How best to remember Henry Hyde? With his own words.
As I wrote in a Chicago Sun-Times column, the best of Henry Hyde is perhaps one of the great speeches in the history of Congress: His Jan. 16, 1999 closing argument in support of the impeachment of President William Jefferson Clinton.
It is, I wrote in 1999,
a gift to the people of the United States. It should be read, savored and preserved by all who love liberty and justice. It is the most eloquent dissent of this or any recent decade against the disintegration of the American community, a place where dedication to principle, respect for the law and the rights of the powerless against assaults by the mighty once were revered as high political virtue.The speech is worth reading in its entirety. It can be found here.
Hyde spoke of the “covenant” that Clinton himself espoused early in his term, that the presidency was a solemn pact of mutual trust and obligation with the American people. Said Hyde: “Trust—not what James Madison called the parchment barriers of laws—is the fundamental bond between the people and their elected representatives; between those who govern and those who are governed. Trust is the mortar that secures the foundations of the American house of freedom…

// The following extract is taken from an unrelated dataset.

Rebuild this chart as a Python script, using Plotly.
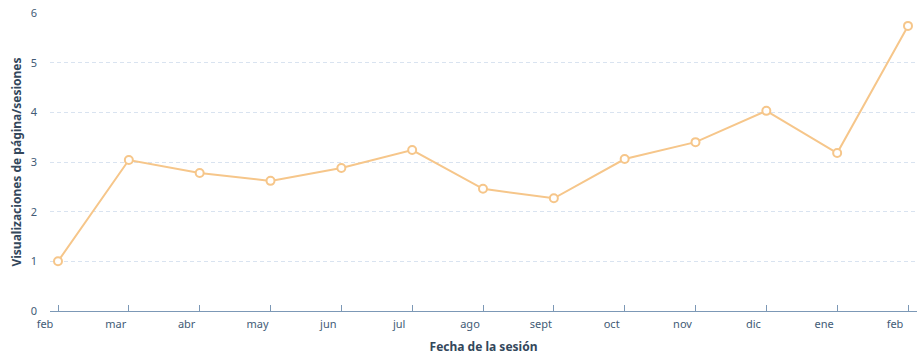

“We here today are the heirs of 3,000 years of history in which humanity slowly and painfully, and at great cost, evolved a form of politics in which law, not brute force, is the arbiter of our public destinies…The rule of law is no pious aspiration from a civics textbook. The rule of law is what stands between us and the arbitrary exercise of power by the state. The rule of law is the safeguard of our liberties. The rule of law is what allows us to live our freedom in ways that honor the freedom of others while strengthening the common good.”
What remains today, I wrote then, after the Senate acquitted Clinton, were Senators, who in turning their backs on the rule of law for the sake of personal preservation, partisan interest and public popularity, are mere echoes of a handful of people who loved their country more than themselves. The kind of people that John F. Kennedy wrote about in his Profiles in Courage.